Tuesday, March 26, 2013

Tuesday Holy Week


“…Your words were found, and I ate them, and your words became to me a joy
and the delight of my heart; for I am called by your name, O LORD, God of hosts…
Why is my pain unceasing, my wound incurable, refusing to be healed?...”
Jeremiah 15, Tuesday Holy Week, the Reading, Morning Prayer, the Daily Office Book, Year One

I have been blessed, graced, to know healing, truly, deeply and in a way which has left me both transformed and transforming, healed by the God of love and life. I too have known others who, like me, also know the shared experience, the truth of healing and the transformation born of resurrection. Though the cynical world’s voice would have us believe otherwise so to hold us bound to its misery, people can and people do change. These are the people who then are changed into the citizens of the world of hope and beauty.

Yet, there are wounds which remain, which persist in themselves it seems, to refuse healing. I am a survivor of sexual abuse. After many, many years of therapy and healing, I thought I had closed the book on the old wounds but I came to realize those wounds remain. A while back I was taking a required class for church leaders on child sexual abuse during which I again felt myself reliving the pain of that abuse, reliving it deeply and had to use every bit of will power to keep it together during that class until I had a chance to share it with one of my priests afterward. I was overcome with pain, guilt and shame. In the past, I had addressed the abuse as the feelings arose in therapy, or to try to understand periods of self-destructive behavior, or as a way to understand the “whys” of my addictions. But this time, I saw it not as part of the patchwork of living, but as the thing which propelled the arc of my life.

I don’t pretend to understand it all yet, but I do trust it now, to sit with the abused and wounded me, in the way my priest sat with me that day after the class. As she sat with me in our chapel, and listened, and held my hand as I cried my story out to her and to God, as she then prayed with me and over me, as she made the sign of the cross on my forehead with holy oil in healing and forgiveness (because I needed and wanted forgiveness), and as she put her arms around me and let me cry, and as she reminded me that I am God’s beloved child in whom God is well pleased, I can now sit with the abused child I was, and love him as he is. I'm even learning to not judge him.

God is compassion. When I look back at the chaos of my life, done to me and done to myself, I can offer no explanation of the mystery that brought to where I am, other than to say, I never quit believing what I had been taught early in life, that God will always love me unconditionally as long as I can remember this about God. So I kept trying to remember and kept searching for this God. The God I kept coming to was this compassionate God of unconditional love. True, I’d then start running away again, but the God of compassionate love kept calling me back. I also knew that for me there would never be happiness unless I answered that call.

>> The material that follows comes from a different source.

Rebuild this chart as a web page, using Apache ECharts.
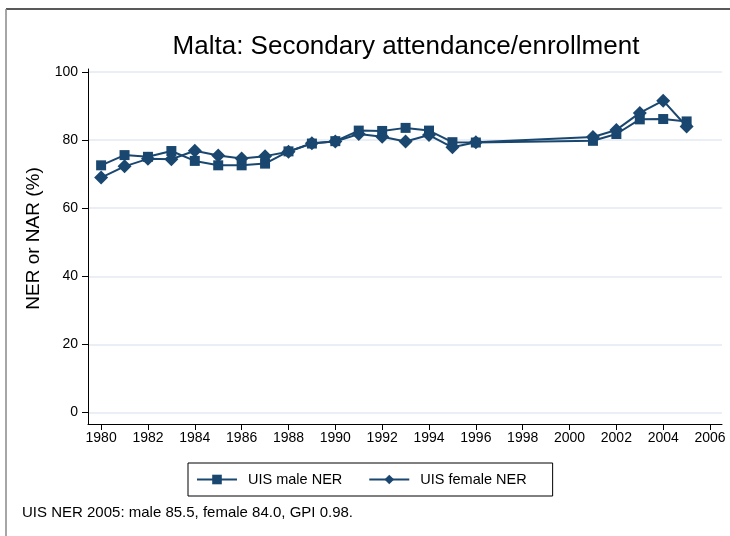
<!DOCTYPE html>
<html lang="en">
  <head>
    <meta charset="UTF-8" />
    <title>Malta: Secondary attendance/enrollment</title>
    <script src="https://cdn.jsdelivr.net/npm/echarts@6/dist/echarts.min.js"></script>
    <style>
      html, body { margin: 0; padding: 0; background: #fff; }
      #main { width: 730px; height: 536px; }
    </style>
  </head>
  <body>
    <div id="main"></div>
    <script>
      var years = [1980, 1981, 1982, 1983, 1984, 1985, 1986, 1987, 1988, 1989, 1990,
        1991, 1992, 1993, 1994, 1995, 1996, 2001, 2002, 2003, 2004, 2005];
      var maleNER = [72.6, 75.6, 75.1, 76.8, 73.9, 72.6, 72.6, 73.1, 76.7, 79.0, 79.7,
        82.8, 82.7, 83.6, 82.8, 79.4, 79.3, 79.8, 81.8, 86.1, 86.2, 85.5];
      var femaleNER = [69.0, 72.3, 74.5, 74.4, 76.9, 75.5, 74.6, 75.3, 76.6, 79.1, 79.6,
        81.8, 81.0, 79.6, 81.5, 77.9, 79.4, 80.9, 83.0, 88.0, 91.6, 84.0];
      var xTicks = [1980, 1982, 1984, 1986, 1988, 1990, 1992, 1994, 1996, 1998, 2000, 2002, 2004, 2006];
      var yTicks = [0, 20, 40, 60, 80, 100];

      var navy = "#1a476f";
      var font = "Liberation Sans, Arial, sans-serif";

      function pairs(vals) {
        return years.map(function (y, i) { return [y, vals[i]]; });
      }

      var myChart = echarts.init(document.getElementById("main"));

      var option = {
        animation: false,
        textStyle: { fontFamily: font },
        title: {
          text: "Malta: Secondary attendance/enrollment",
          left: 401,
          textAlign: "center",
          top: 29,
          textStyle: { fontSize: 26, fontWeight: "normal", color: "#000", fontFamily: font },
        },
        grid: { left: 88, right: 8, top: 69, bottom: 112 },
        xAxis: {
          type: "value",
          min: 1979.44,
          max: 2006.51,
          axisLine: { show: true, onZero: false, lineStyle: { color: "#000", width: 1 } },
          axisTick: { show: true, length: 6, customValues: xTicks, lineStyle: { color: "#000" } },
          axisLabel: {
            customValues: xTicks,
            fontSize: 14,
            color: "#000",
            margin: 7,
            fontFamily: font,
            formatter: function (v) { return String(v); },
          },
          splitLine: { show: false },
        },
        yAxis: {
          type: "value",
          min: -3.4,
          max: 100.9,
          name: "NER or NAR (%)",
          nameLocation: "middle",
          nameRotate: 90,
          nameGap: 43,
          nameTextStyle: { fontSize: 19, color: "#000", fontFamily: font, padding: [0, 0, 0, 16] },
          axisLine: { show: true, onZero: false, lineStyle: { color: "#000", width: 1 } },
          axisTick: { show: true, length: 6, customValues: yTicks, lineStyle: { color: "#000" } },
          axisLabel: { customValues: yTicks, fontSize: 14, color: "#000", margin: 10, fontFamily: font },
          splitLine: { show: true, lineStyle: { color: "#e2eaf0", width: 1.5 } },
        },
        legend: {
          left: 188,
          top: 463,
          padding: [9, 26, 9, 8],
          itemWidth: 40,
          itemHeight: 12,
          itemGap: 26,
          borderColor: "#000",
          borderWidth: 1,
          textStyle: { fontSize: 14.5, color: "#000", fontFamily: font, padding: [0, 0, 0, 6] },
          data: ["UIS male NER", "UIS female NER"],
        },
        graphic: [
          { type: "line", shape: { x1: 6, y1: 9, x2: 730, y2: 9 }, style: { stroke: "#222", lineWidth: 1.5 } },
          { type: "line", shape: { x1: 6, y1: 9, x2: 6, y2: 536 }, style: { stroke: "#888", lineWidth: 1.5 } },
          {
            type: "text",
            left: 22,
            top: 505,
            style: { text: "UIS NER 2005: male 85.5, female 84.0, GPI 0.98.", fontSize: 15, fill: "#000", fontFamily: font },
          },
        ],
        series: [
          {
            name: "UIS male NER",
            type: "line",
            data: pairs(maleNER),
            symbol: "rect",
            symbolSize: 10,
            color: navy,
            lineStyle: { width: 2, color: navy },
            itemStyle: { color: navy },
          },
          {
            name: "UIS female NER",
            type: "line",
            data: pairs(femaleNER),
            symbol: "diamond",
            symbolSize: 14,
            color: navy,
            lineStyle: { width: 2, color: navy },
            itemStyle: { color: navy },
          },
        ],
      };

      myChart.setOption(option);
    </script>
  </body>
</html>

These wounds still remain though, I must be honest. Yet, I am different. I have thought often of how the New Testament presents the Risen Lord as Jesus, with his wounds intact, and beyond Easter, as Jesus ascending to the Father, with wounds intact. Talk about mystery! Here is God presented as dead, resurrected and ascended, with wounds from beginning to end! Though this still boggles the mind, it does say a few things to me. While the wounds of Jesus remain, the man who bears the wounds is a changed man, a glorious human transformed around his wounds, who is at peace with his wounds and can offer healing through his wounds. “Through” his wounds can mean many things here, but they speak to me as a journey through his wounds, and that his wounds may be a portal through which he traveled to be resurrected and to extend healing to us all, to the history of the world. 

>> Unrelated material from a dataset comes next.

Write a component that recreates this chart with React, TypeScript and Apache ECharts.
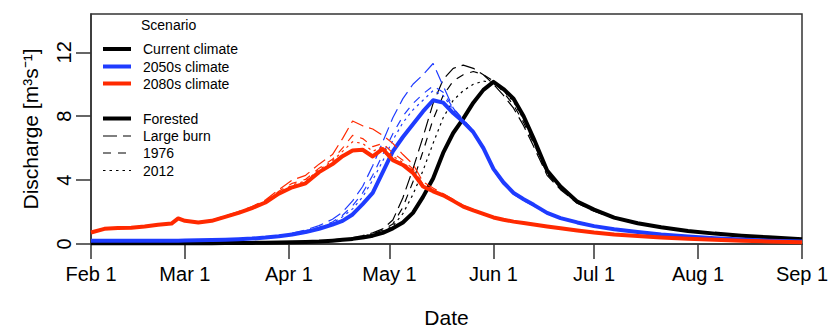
import React, { useEffect, useRef } from "react";
import * as echarts from "echarts";

// Day offsets from Feb 1
const DAYS = [
  0, 4, 8, 12, 16, 20, 24, 26, 28,
  32, 36, 40, 44, 48, 52, 56, 60, 64, 68, 72,
  75, 78, 81, 84, 87, 90, 93, 96, 99, 102, 105, 108, 111, 114, 117, 120, 123, 126, 129, 132,
  136, 140, 145, 150, 156, 163, 170, 178, 186, 194, 202, 212,
];

const TICK_DAYS = [0, 28, 59, 89, 120, 150, 181, 212];
const TICK_LABELS = ["Feb 1", "Mar 1", "Apr 1", "May 1", "Jun 1", "Jul 1", "Aug 1", "Sep 1"];
const Y_TICKS = [0, 4, 8, 12];

// Current climate (black)
const CUR_FORESTED = [
  0.05, 0.05, 0.05, 0.05, 0.05, 0.05, 0.05, 0.05, 0.05,
  0.05, 0.05, 0.06, 0.06, 0.07, 0.08, 0.09, 0.11, 0.13, 0.16, 0.21,
  0.26, 0.32, 0.4, 0.52, 0.7, 0.98, 1.35, 1.95, 2.95, 4.1, 5.7, 6.95, 7.85, 8.85, 9.65, 10.15, 9.7, 9.1, 8.0, 6.6,
  4.6, 3.6, 2.65, 2.15, 1.65, 1.3, 1.05, 0.82, 0.65, 0.52, 0.42, 0.3,
];
const CUR_LARGEBURN = [
  0.06, 0.06, 0.06, 0.06, 0.06, 0.06, 0.06, 0.06, 0.06,
  0.06, 0.06, 0.07, 0.07, 0.08, 0.09, 0.1, 0.12, 0.15, 0.19, 0.26,
  0.32, 0.4, 0.52, 0.7, 0.95, 1.5, 2.9, 4.7, 6.7, 8.8, 10.3, 11.0, 11.2, 11.0, 10.6, 10.0, 9.3, 8.5, 7.4, 6.1,
  4.3, 3.4, 2.55, 2.05, 1.6, 1.27, 1.02, 0.8, 0.64, 0.51, 0.41, 0.3,
];
const CUR_1976 = [
  0.05, 0.05, 0.05, 0.05, 0.05, 0.05, 0.05, 0.05, 0.05,
  0.06, 0.06, 0.06, 0.07, 0.08, 0.09, 0.1, 0.11, 0.14, 0.18, 0.24,
  0.3, 0.37, 0.48, 0.64, 0.86, 1.25, 2.3, 3.9, 5.8, 7.8, 9.3, 10.2, 10.6, 10.8, 10.6, 10.2, 9.5, 8.7, 7.6, 6.3,
  4.4, 3.45, 2.6, 2.1, 1.62, 1.28, 1.03, 0.81, 0.64, 0.51, 0.41, 0.3,
];
const CUR_2012 = [
  0.05, 0.05, 0.05, 0.05, 0.05, 0.05, 0.05, 0.05, 0.05,
  0.05, 0.06, 0.06, 0.06, 0.07, 0.08, 0.09, 0.11, 0.13, 0.17, 0.22,
  0.28, 0.35, 0.45, 0.6, 0.8, 1.12, 1.9, 3.1, 4.6, 6.3, 7.9, 9.0, 9.6, 10.0, 10.2, 10.1, 9.6, 8.9, 7.8, 6.4,
  4.5, 3.5, 2.6, 2.12, 1.63, 1.29, 1.04, 0.81, 0.65, 0.52, 0.42, 0.3,
];

// 2050s climate (blue)
const C2050_FORESTED = [
  0.2, 0.2, 0.2, 0.2, 0.2, 0.2, 0.21, 0.21, 0.22,
  0.23, 0.25, 0.27, 0.3, 0.34, 0.4, 0.48, 0.6, 0.75, 0.95, 1.22,
  1.45, 1.85, 2.5, 3.2, 4.5, 5.8, 6.7, 7.5, 8.3, 9.0, 8.85, 8.2, 7.65, 7.0, 6.0, 4.7, 3.85, 3.2, 2.8, 2.45,
  1.95, 1.62, 1.35, 1.12, 0.92, 0.75, 0.6, 0.47, 0.36, 0.28, 0.21, 0.15,
];
const C2050_LARGEBURN = [
  0.21, 0.21, 0.21, 0.21, 0.21, 0.21, 0.22, 0.22, 0.23,
  0.24, 0.26, 0.28, 0.31, 0.36, 0.43, 0.53, 0.68, 0.88, 1.15, 1.55,
  2.0, 2.7, 3.6, 4.9, 6.4, 7.9, 9.1, 10.0, 10.6, 11.3, 9.9, 8.5, 7.7, 7.0, 5.9, 4.6, 3.75, 3.1, 2.72, 2.38,
  1.9, 1.58, 1.32, 1.1, 0.9, 0.73, 0.59, 0.46, 0.35, 0.27, 0.2, 0.14,
];
const C2050_1976 = [
  0.2, 0.2, 0.2, 0.2, 0.2, 0.2, 0.21, 0.21, 0.22,
  0.23, 0.25, 0.28, 0.31, 0.35, 0.42, 0.51, 0.64, 0.82, 1.05, 1.38,
  1.8, 2.4, 3.2, 4.3, 5.6, 6.9, 8.0, 8.8, 9.4, 9.9, 9.5, 8.5, 7.8, 7.1, 6.0, 4.7, 3.8, 3.15, 2.76, 2.42,
  1.93, 1.6, 1.34, 1.11, 0.91, 0.74, 0.6, 0.47, 0.36, 0.28, 0.21, 0.15,
];
const C2050_2012 = [
  0.2, 0.2, 0.2, 0.2, 0.2, 0.2, 0.21, 0.21, 0.22,
  0.23, 0.25, 0.27, 0.3, 0.35, 0.41, 0.5, 0.62, 0.79, 1.01, 1.32,
  1.7, 2.2, 2.95, 4.0, 5.2, 6.5, 7.6, 8.4, 9.0, 9.6, 9.3, 8.4, 7.75, 7.1, 6.0, 4.7, 3.82, 3.18, 2.78, 2.44,
  1.94, 1.61, 1.35, 1.12, 0.92, 0.75, 0.6, 0.47, 0.36, 0.28, 0.21, 0.15,
];

// 2080s climate (red)
const C2080_FORESTED = [
  0.72, 0.95, 1.0, 1.02, 1.1, 1.2, 1.28, 1.6, 1.45,
  1.34, 1.45, 1.7, 1.95, 2.25, 2.6, 3.15, 3.55, 3.8, 4.5, 5.0,
  5.5, 5.85, 5.9, 5.48, 5.95, 5.25, 4.95, 4.45, 3.6, 3.3, 3.05, 2.7, 2.34, 2.1, 1.88, 1.66, 1.52, 1.4, 1.31, 1.22,
  1.1, 0.98, 0.85, 0.72, 0.6, 0.5, 0.41, 0.33, 0.26, 0.2, 0.16, 0.11,
];
const C2080_LARGEBURN = [
  0.74, 0.97, 1.02, 1.05, 1.13, 1.23, 1.32, 1.65, 1.5,
  1.38, 1.5, 1.76, 2.03, 2.35, 2.75, 3.4, 4.0, 4.3, 5.0, 5.6,
  6.6, 7.7, 7.4, 7.2, 6.8, 6.3, 5.6, 5.0, 3.9, 3.5, 3.15, 2.8, 2.42, 2.15, 1.92, 1.7, 1.55, 1.43, 1.33, 1.24,
  1.12, 0.99, 0.86, 0.73, 0.61, 0.5, 0.41, 0.33, 0.26, 0.2, 0.16, 0.11,
];
const C2080_1976 = [
  0.73, 0.96, 1.01, 1.04, 1.12, 1.22, 1.3, 1.63, 1.48,
  1.36, 1.48, 1.73, 1.99, 2.3, 2.68, 3.3, 3.8, 4.05, 4.75, 5.3,
  6.0, 6.8, 6.6, 6.1, 6.3, 5.7, 5.25, 4.7, 3.75, 3.4, 3.1, 2.75, 2.38, 2.12, 1.9, 1.68, 1.53, 1.41, 1.32, 1.23,
  1.11, 0.98, 0.85, 0.72, 0.6, 0.5, 0.41, 0.33, 0.26, 0.2, 0.16, 0.11,
];
const C2080_2012 = [
  0.73, 0.96, 1.01, 1.03, 1.11, 1.21, 1.29, 1.62, 1.47,
  1.35, 1.47, 1.72, 1.97, 2.28, 2.64, 3.22, 3.7, 3.95, 4.65, 5.2,
  5.8, 6.4, 6.3, 5.8, 6.1, 5.5, 5.1, 4.6, 3.7, 3.35, 3.07, 2.72, 2.36, 2.11, 1.89, 1.67, 1.52, 1.4, 1.31, 1.22,
  1.1, 0.98, 0.85, 0.72, 0.6, 0.5, 0.41, 0.33, 0.26, 0.2, 0.16, 0.11,
];

const CLIMATES = ["Current climate", "2050s climate", "2080s climate"];
const SCENARIOS = ["Forested", "Large burn", "1976", "2012"];

const FONT = "Liberation Sans, Arial, Helvetica, sans-serif";
const COLORS = ["#000000", "#1f3cff", "#ff2a00"];
const DASHES: any[] = ["solid", [14, 6], [8, 7], [2.5, 4]];

export default function App() {
  const ref = useRef<HTMLDivElement>(null);

  useEffect(() => {
    if (!ref.current) return;
    const chart = echarts.init(ref.current, undefined, { renderer: "svg" });

    const table = [
      [CUR_FORESTED, CUR_LARGEBURN, CUR_1976, CUR_2012],
      [C2050_FORESTED, C2050_LARGEBURN, C2050_1976, C2050_2012],
      [C2080_FORESTED, C2080_LARGEBURN, C2080_1976, C2080_2012],
    ];

    const series: any[] = [];
    table.forEach((group, ci) => {
      group.forEach((vals, si) => {
        series.push({
          type: "line",
          name: CLIMATES[ci] + " - " + SCENARIOS[si],
          data: DAYS.map((d, i) => [d, vals[i]]),
          showSymbol: false,
          symbol: "none",
          z: 2 + ci,
          lineStyle: {
            color: COLORS[ci],
            width: si === 0 ? 4 : 1.2,
            type: DASHES[si],
            cap: "butt",
            join: "round",
          },
        });
      });
    });

    const legendTop = [
      { label: CLIMATES[0], color: COLORS[0], dash: "solid", w: 4, y: 49 },
      { label: CLIMATES[1], color: COLORS[1], dash: "solid", w: 4, y: 66.5 },
      { label: CLIMATES[2], color: COLORS[2], dash: "solid", w: 4, y: 83.5 },
      { label: SCENARIOS[0], color: "#000", dash: "solid", w: 4, y: 118.5 },
      { label: SCENARIOS[1], color: "#000", dash: DASHES[1], w: 1.2, y: 136 },
      { label: SCENARIOS[2], color: "#000", dash: DASHES[2], w: 1.2, y: 153 },
      { label: SCENARIOS[3], color: "#000", dash: DASHES[3], w: 1.2, y: 170.5 },
    ];

    const graphic: any[] = [
      {
        type: "text",
        left: 141,
        top: 18,
        style: { text: "Scenario", font: `14px ${FONT}`, fill: "#000" },
      },
    ];
    legendTop.forEach((it) => {
      graphic.push({
        type: "line",
        shape: { x1: 103, y1: it.y, x2: 131, y2: it.y },
        style: { stroke: it.color, lineWidth: it.w, lineDash: it.dash === "solid" ? null : it.dash },
      });
      graphic.push({
        type: "text",
        x: 143,
        y: it.y,
        style: { text: it.label, font: `14px ${FONT}`, fill: "#000", verticalAlign: "middle" },
      });
    });

    chart.setOption({
      animation: false,
      backgroundColor: "#ffffff",
      grid: {
        left: 91,
        top: 14,
        width: 711,
        height: 230,
        show: true,
        borderColor: "#333",
        borderWidth: 1.5,
        containLabel: false,
        outerBoundsMode: "none",
      },
      xAxis: {
        type: "value",
        min: 0,
        max: 212,
        name: "Date",
        nameLocation: "middle",
        nameGap: 63,
        nameTextStyle: { fontFamily: FONT, fontSize: 21, color: "#000" },
        axisLine: { show: true, lineStyle: { color: "#333", width: 1.5 } },
        axisTick: { show: true, length: 15, customValues: TICK_DAYS, lineStyle: { color: "#333", width: 1.5 } },
        axisLabel: {
          customValues: TICK_DAYS,
          margin: 20,
          fontFamily: FONT,
          fontSize: 20,
          color: "#000",
          formatter: (v: number) => {
            const i = TICK_DAYS.indexOf(Math.round(v));
            return i >= 0 ? TICK_LABELS[i] : "";
          },
        },
        splitLine: { show: false },
      },
      yAxis: {
        type: "value",
        min: 0,
        max: 14.4,
        name: "Discharge [m³s⁻¹]",
        nameLocation: "middle",
        nameRotate: 90,
        nameGap: 50,
        nameTextStyle: { fontFamily: FONT, fontSize: 21, color: "#000" },
        axisLine: { show: true, lineStyle: { color: "#333", width: 1.5 } },
        axisTick: { show: true, length: 15, customValues: Y_TICKS, lineStyle: { color: "#333", width: 1.5 } },
        axisLabel: {
          customValues: Y_TICKS,
          rotate: 90,
          margin: 17,
          fontFamily: FONT,
          fontSize: 20,
          color: "#000",
        },
        splitLine: { show: false },
      },
      graphic,
      series,
    });

    return () => chart.dispose();
  }, []);

  return (
    <div
      ref={ref}
      style={{ position: "fixed", left: 0, top: 0, width: 830, height: 328, background: "#fff" }}
    />
  );
}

Perhaps, he traveled a resurrection journey of a new life, strengthened by healing, so to offer healing. The journey may be to the depth of human experience into the one thing all humans experience, pain and death. Sadly, I can’t say with certainty that all people experience much love on this earth. Maybe that is why Jesus’ wounds remain, to hold the suffering of those abandoned and those from whom love is withheld, to always remain connected to the suffering of the world until the release of death’s hold on us. Maybe this is why some of our wounds remain with us, to serve as the passage to the resurrections in our lives as a restored humanity, to keep us connected to those who suffer around us, to restore healing compassion to ourselves, so we may also may help restore love to this world.

Here’s the thing, none of this happened to me alone. The violations done to me were done by others. They've also been done to countless number of children. My journey towards healing didn't happen alone either. There were people involved with my healing, friends, family, therapists, companions and priests. These people helped open the doors for God’s healing in my persona; they helped create a space for God’s healing simply by loving me as I am, while encouraging me to be more. They were for me and are for me, the Body of Christ, formed too by the wounds of their lives. This is what they taught me, it is our shared woundedness, healing in God’s love for each other, which makes up the Body of Christ. As the body of Christ still bears his wounds, so too does the Body of Christ continue to bear its wounds, without shame, as a real offering to the world: Here, come join us, we are the same, come and share your wounds in our healing journey.

Loving God, living God: We pray our wounds not be a life killing end unto themselves, but rather, by Christ's loving guidance, that our wounds might be portals of salving grace towards our resurrection, into the living compassionate Body of Christ, and in healing service to this earth and humanity. Amen.